**SET EXERCISE**
The line holding "from bokeh.resources import INLINE" is the last one to output; start at the first line of the data, keep every line in between exactly, and leave out pictures.

**INFORMATION SHOWN**
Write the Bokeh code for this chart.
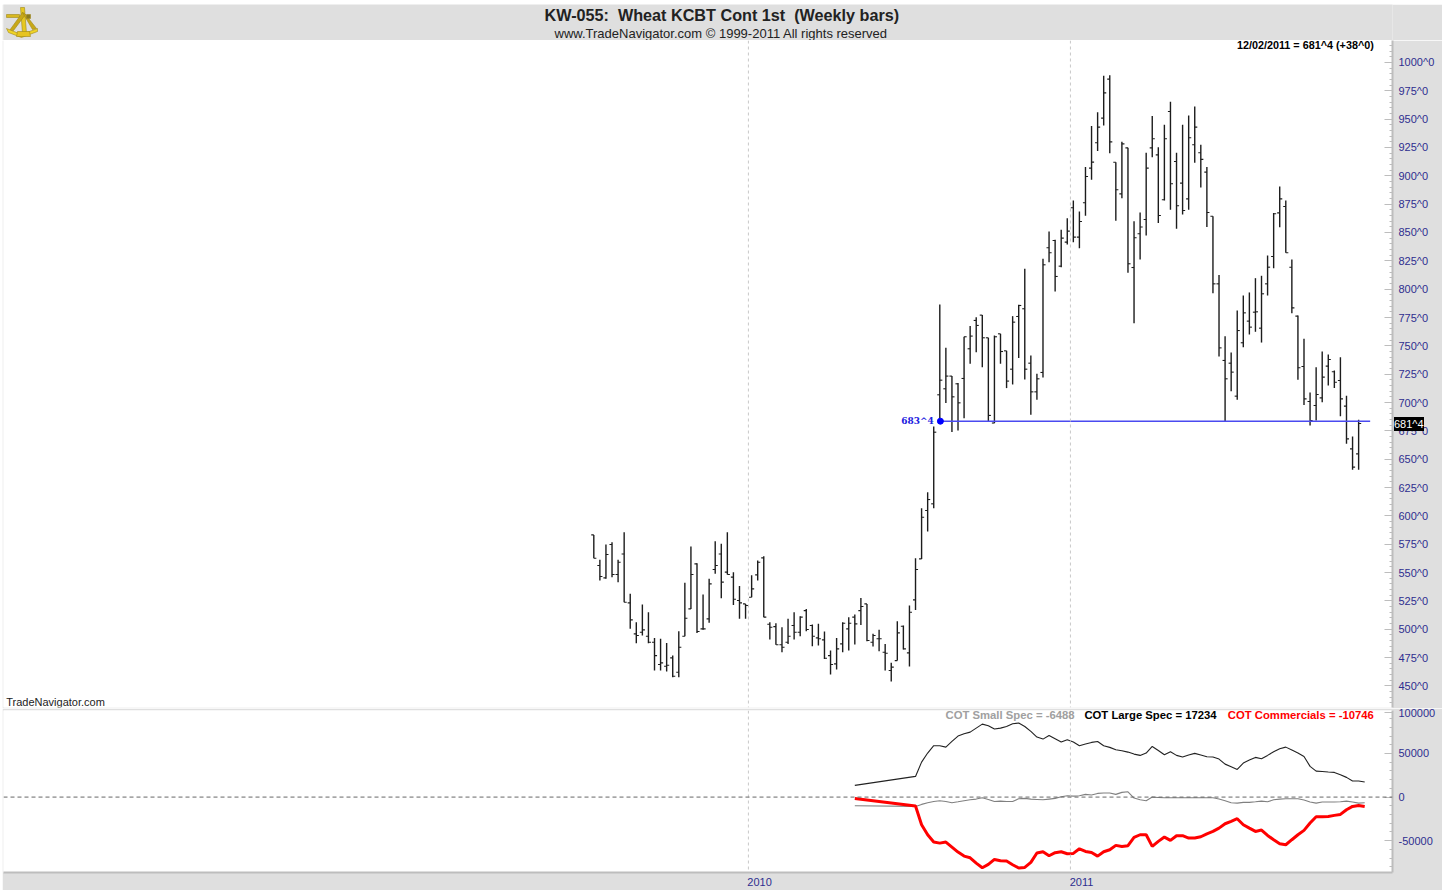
from bokeh.plotting import figure
from bokeh.layouts import column
from bokeh.models import Range1d, FixedTicker, Span, Label, ColumnDataSource, Div
from bokeh.core.properties import value
from bokeh.embed import file_html
from bokeh.resources import INLINE

title_line = "KW-055:\u00a0 Wheat KCBT Cont 1st\u00a0 (Weekly bars)"
copyright_line = "www.TradeNavigator.com \u00a9 1999-2011 All rights reserved"
status_line = "12/02/2011 = 681^4 (+38^0)"
brand_line = "TradeNavigator.com"
level_price = 683.5
level_label = "683^4"
last_label = "681^4"

bar_open = [583.2,556.2,545.3,574.7,548.2,566.4,523.2,495.9,497.3,493.8,488.5,468.8,467.3,474.7,462,493.8,517.9,557.6,500.3,509.1,552.6,566.4,550.3,545.9,525.3,522.3,528.2,547.9,562.9,504.4,502.3,486.2,488.5,503.2,497.3,516.4,503.2,492.3,490.6,476.7,469.4,487,500.3,510.6,516.4,522.3,488.5,491.5,479.7,463.5,472.3,502.6,479.1,525.9,562,604.7,610.6,706.8,712.1,723.3,716.5,721.2,747.4,772.4,777.1,757.1,681.9,760.6,745.6,729.4,775.9,782.7,734.7,709.4,726.5,836.5,842.9,820.3,841.5,871.8,845.9,876.2,906.8,929.2,950.9,985.3,912,884.1,924.7,819.1,848.9,861.5,924.7,918.5,878.9,956.8,912.7,893.6,879.7,927.4,920.3,903.3,864.4,804.7,737.1,734.7,705.6,752.7,771.8,779.7,765.6,804.7,828.8,867.3,872.9,819.4,776.2,731.8,700.9,697.4,704.1,732.1,727.1,719.4,696.8,659.1,654.7]
bar_high = [583.2,561.2,574.7,576.7,561.2,585.6,531.2,506.2,521.7,515,492.3,491.5,487.9,476.7,498.2,540.9,572.9,558.2,530.6,544.4,577.6,575.3,585.6,550.3,538.2,522.3,547.6,560.6,564.4,506.2,505.3,501.7,509.1,515,511.4,517.9,504.1,504.7,497.9,481.2,492.3,506.2,510.6,512.9,527.6,522.3,495.9,499.4,487,470.3,507,503.2,520.9,562.6,606.7,620.8,678.8,786.5,748.3,723.3,717.1,758,767.4,775.3,777.1,757.1,759.1,760.6,745.6,776.2,786.2,818,741.5,725.3,826.8,850.9,843.5,852.4,862.6,878.2,868.5,907.7,943.9,956.2,988.2,988.8,912,930,924.7,860,867.7,920.3,952.7,925.3,945,965.3,920.3,945,953.3,961.2,927.4,907.7,864.4,812.6,758.5,744.1,781.2,794.4,797.1,809.7,811.8,829.7,867.3,890.6,878.2,826.2,776.8,756.2,708.8,731.2,745,742.4,728.2,740,705.9,670,684.7]
bar_low = [562.6,542.9,544.4,545.9,541.5,523.8,500.3,487.6,494.4,487.6,463.5,463.5,462.6,457.6,457.6,493.8,517.9,496.7,499.4,505.6,548.8,527.3,548.2,521.4,509.1,509.1,528.2,542.9,510.6,490.9,486.2,479.7,487,490.9,493.8,498.2,485,485.6,473.8,460,464.4,479.7,481.2,486.5,503.8,489.4,484.7,480.6,463.5,453.8,472.3,482,467,517,562,586.1,606.7,684.2,699.5,673.9,675.3,686.2,734.2,744.4,731.2,683.3,681.8,734.2,712.7,715.9,739.2,720.3,689.2,702.4,722.1,823.8,797.9,819.4,839.4,841.5,836.2,864.7,896.5,921.8,944.4,920,860.3,880.3,814.4,770,826.2,847.4,916.5,858.3,878.3,870,853.3,865.9,870,911.5,889.7,854.8,796.5,740.6,683.5,710,702.4,748.8,760,762.4,752.9,794.4,818.5,854.7,832.1,778.8,720,697.9,679.7,684.1,700.3,715,712.7,687.9,663.5,640.6,640.6]
bar_close = [562.6,546.5,565.9,548.2,559.1,523.8,508.2,494.4,499.4,488.5,476.7,470.3,468.2,458.5,484.1,509.7,548.2,497.9,500.3,540,556.2,541.5,548.2,526.4,523.2,520.9,535.6,559.1,510.6,501.7,486.2,484.1,493.8,497.3,510.6,499.7,493.8,491.5,474.4,468.8,482.6,505.3,505.3,504.7,520,490,494.4,491.5,478.8,466.5,496.7,482.6,515,552.6,598.8,614.4,673.8,719.7,723.3,705,699.7,758,758.6,768,757.1,688.6,758,745,718.9,770.9,785.6,729.4,709.4,720.9,821.5,832.1,811.2,845,851.2,845.9,859.7,899.4,912.1,943,973.2,930,887.7,928.2,822.4,845.3,854.8,906.8,932.7,865,932.7,893,873.6,869.4,933.6,943,914.5,867.7,804.7,748.2,720.9,726.8,763.5,779.1,766.5,780,795.9,819.4,866.5,879.7,832.1,783.5,730.6,703.2,684.1,707.1,722.4,737.9,717.9,703.2,667.9,643,681.5]

cot_weeks = [43] + list(range(53, 128))
cot_large = [13.4,23.7,40.1,50.5,58.9,58.9,57.3,63.8,70,72.6,74.5,79.1,83.7,81.8,78,79.1,81,84.1,84.9,81,75.3,68.8,66.5,70.7,66.9,63.1,65.8,63.1,58.9,60.8,62.7,63.8,58.9,57,54.3,53.1,51.6,49.3,47.8,50.5,58.1,53.5,48.6,52,47.8,45.9,48.2,50.1,48.2,46.3,45.9,43.6,37.8,34.8,31.7,39,42.4,45.5,44,47.8,52,55.4,57.3,53.9,50.5,46.6,35.2,29.8,29.4,28.7,28.3,25.6,22.6,18.4,18.4,17.234]
cot_small = [-9.9,-10.7,-8.4,-6.5,-5,-4.2,-5,-6.5,-5.4,-4.2,-3.1,-2.3,-0.8,-2.7,-5,-4.6,-5,-5,-1.9,-1.5,-2.3,-2.7,-3.1,-2.3,-1.5,0.4,1.5,1.1,1.5,3.1,2.3,4.2,4.6,4.6,3.1,5.4,6.1,-1.1,-3.1,-4.2,0,-0.4,-0.8,-0.8,-0.8,-0.8,-0.8,-0.8,-0.8,-0.8,-0.8,-2.3,-4.2,-6.5,-6.9,-6.1,-6.1,-5.4,-4.6,-5.4,-3.1,-2.3,-1.9,-1.9,-1.9,-3.4,-5.7,-6.9,-5.7,-5.7,-5.7,-5.4,-4.6,-5.7,-6.9,-6.488]
cot_comm = [-1.5,-10.3,-31.7,-43.2,-51.6,-52.8,-51.6,-57.3,-63.1,-67.7,-69.6,-75.7,-81,-77.2,-71.5,-73,-73.4,-77.6,-81.4,-80.7,-74.9,-64.2,-62.7,-67.3,-63.8,-62.7,-65,-64.6,-59.3,-62.3,-63.5,-67.7,-62.7,-60.4,-55.4,-56.6,-55.8,-46.3,-43.2,-43.2,-56.6,-50.8,-45.9,-49.7,-44.3,-44.3,-47,-47,-45.5,-42.1,-39.4,-35.6,-30.6,-27.9,-24.8,-31.7,-35.6,-39.4,-37.8,-44,-48.9,-53.5,-54.7,-48.9,-43.2,-38.2,-29.8,-22.6,-22.6,-22.2,-21,-19.9,-14.5,-10.7,-9.6,-10.746]

price_ticks = list(range(450, 1001, 25))
price_labels = [f"{v}^0" for v in price_ticks]
cot_ticks = [96500, 50000, 0, -50000]
cot_labels = ["100000", "50000", "0", "-50000"]
year_grid = [25.47, 78.52]
year_ticks = [27.3, 80.35]
year_labels = ["2010", "2011"]

GREY = "#dfdfdf"
EDGE = "#bdbdbd"
NAVY = "#2e2e8f"
FONT = "Liberation Sans"
XR = Range1d(-97.25, 131.58)


def style_right_axis(ax):
    ax.axis_line_color = EDGE
    ax.axis_line_width = 2
    ax.major_tick_line_color = EDGE
    ax.minor_tick_line_color = EDGE
    ax.major_tick_in = 8
    ax.major_tick_out = 0
    ax.minor_tick_in = 3
    ax.minor_tick_out = 0
    ax.major_label_text_font = FONT
    ax.major_label_text_font_size = "11px"
    ax.major_label_text_color = NAVY
    ax.major_label_standoff = 6


# header strip: its frame lines up with the panes below, data units are page pixels
head = figure(width=1440, height=36, output_backend="svg", toolbar_location=None,
              x_range=Range1d(3, 1392), y_range=Range1d(40, 4),
              x_axis_location=None, y_axis_location=None,
              min_border_left=1, min_border_right=50, min_border_top=0, min_border_bottom=0,
              outline_line_color=None, background_fill_color=GREY, border_fill_color=GREY)
head.grid.visible = False
head.patches(
    xs=[[6, 19, 19, 6], [20, 24, 26, 22], [22, 25, 13, 9], [22, 25, 36, 32],
        [6, 21, 37, 37, 21, 8], [17, 29, 30, 16], [26, 30, 30, 26]],
    ys=[[14, 14, 17, 17], [7, 7, 33, 33], [12, 14, 30, 30], [12, 14, 28, 29],
        [28, 34, 28, 31, 37, 32], [31, 31, 36, 36], [14, 14, 18, 18]],
    fill_color=["#d8b820", "#e6c820", "#c8a818", "#c8a818", "#f0d428", "#e6c420", "#8a7a20"],
    line_color="#a08818", line_width=0.6)
head.text(x=[544], y=[14.4], text=[title_line], text_align="left", text_baseline="middle",
          text_font=value(FONT), text_font_style="bold", text_font_size="16.2px", text_color="#222222")
head.text(x=[554], y=[33], text=[copyright_line], text_align="left", text_baseline="middle",
          text_font=value(FONT), text_font_size="13px", text_color="#222222")

# price pane
p = figure(width=1440, height=668, output_backend="svg", toolbar_location=None,
           x_range=XR, y_range=Range1d(430.9, 1019.4),
           x_axis_location=None, y_axis_location="right",
           min_border_left=1, min_border_right=50, min_border_top=0, min_border_bottom=1,
           outline_line_color=None, background_fill_color="white", border_fill_color=GREY)
p.grid.visible = False
for g in year_grid:
    p.add_layout(Span(location=g, dimension="height", line_color="#c8c8c8", line_dash="3 3", line_width=1))
ax = p.yaxis[0]
ax.ticker = FixedTicker(ticks=price_ticks, minor_ticks=list(range(430, 1020, 5)))
ax.major_label_overrides = dict(zip(price_ticks, price_labels))
style_right_axis(ax)

idx = list(range(len(bar_close)))
src = ColumnDataSource(dict(i=idx, o=bar_open, h=bar_high, l=bar_low, c=bar_close,
                            il=[v - 0.42 for v in idx], ir=[v + 0.42 for v in idx]))
p.segment(x0="i", y0="l", x1="i", y1="h", source=src, line_color="#1c1c1c", line_width=1.4)
p.segment(x0="il", y0="o", x1="i", y1="o", source=src, line_color="#1c1c1c", line_width=1.1)
p.segment(x0="i", y0="c", x1="ir", y1="c", source=src, line_color="#1c1c1c", line_width=1.1)

p.line(x=[57.1, 127.9], y=[level_price, level_price], line_color="#4a4af0", line_width=1.4)
p.scatter(x=[57.1], y=[level_price], size=6, marker="circle", fill_color="#0000ff", line_color="#0000ff")
p.add_layout(Label(x=56.0, y=level_price, text=level_label, text_align="right", text_baseline="middle",
                   text_font="DejaVu Serif", text_font_style="bold", text_font_size="9px", text_color="#2020e0"))
p.add_layout(Label(x=128.5, y=1015, text=status_line, text_align="right", text_baseline="middle",
                   text_font=FONT, text_font_style="bold", text_font_size="10.8px", text_color="black"))
p.add_layout(Label(x=-96.8, y=436.1, text=brand_line, text_align="left", text_baseline="middle",
                   text_font=FONT, text_font_size="11px", text_color="#222222"))

# COT pane
q = figure(width=1440, height=182, output_backend="svg", toolbar_location=None,
           x_range=XR, y_range=Range1d(-86500, 99300),
           y_axis_location="right",
           min_border_left=1, min_border_right=50, min_border_top=2, min_border_bottom=18,
           outline_line_color=None, background_fill_color="white", border_fill_color=GREY)
q.grid.visible = False
for g in year_grid:
    q.add_layout(Span(location=g, dimension="height", line_color="#c8c8c8", line_dash="3 3", line_width=1))
q.add_layout(Span(location=0, dimension="width", line_color="#666666", line_dash="4 3", line_width=1))
ay = q.yaxis[0]
ay.ticker = FixedTicker(ticks=cot_ticks, minor_ticks=list(range(-80000, 90001, 10000)))
ay.major_label_overrides = dict(zip(cot_ticks, cot_labels))
style_right_axis(ay)
ax2 = q.xaxis[0]
ax2.ticker = FixedTicker(ticks=year_ticks)
ax2.major_label_overrides = dict(zip(year_ticks, year_labels))
ax2.axis_line_color = EDGE
ax2.axis_line_width = 2
ax2.major_tick_line_color = None
ax2.minor_tick_line_color = None
ax2.major_tick_in = 0
ax2.major_tick_out = 0
ax2.minor_tick_in = 0
ax2.minor_tick_out = 0
ax2.major_label_text_font = FONT
ax2.major_label_text_font_size = "11px"
ax2.major_label_text_color = NAVY
ax2.major_label_standoff = 5

thousands = lambda vs: [v * 1000 for v in vs]
q.line(cot_weeks, thousands(cot_small), line_color="#808080", line_width=1.1)
q.line(cot_weeks, thousands(cot_large), line_color="#222222", line_width=1.1)
q.line(cot_weeks, thousands(cot_comm), line_color="#ff0000", line_width=3)
for xr, txt, col in [(79.2, "COT Small Spec = -6488", "#a0a0a0"),
                     (102.6, "COT Large Spec = 17234", "black"),
                     (128.5, "COT Commercials = -10746", "#ff0000")]:
    q.add_layout(Label(x=xr, y=94400, text=txt, text_align="right", text_baseline="middle",
                       text_font=FONT, text_font_style="bold", text_font_size="11.3px", text_color=col))

last_box = Div(text=last_label, width=30, height=14,
               styles={"position": "absolute", "left": "1387px", "top": "408px", "z-index": "10",
                       "background-color": "black", "color": "white", "font-family": FONT,
                       "font-size": "11px", "line-height": "14px", "overflow": "hidden"})
root = column(head, p, q, last_box, spacing=0, margin=(4, 0, 0, 2))
open("out.html", "w").write(file_html(root, INLINE))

**ANSWER IN FULL**
Write the Bokeh code for this chart.
from bokeh.plotting import figure
from bokeh.layouts import column
from bokeh.models import Range1d, FixedTicker, Span, Label, ColumnDataSource, Div
from bokeh.core.properties import value
from bokeh.embed import file_html
from bokeh.resources import INLINE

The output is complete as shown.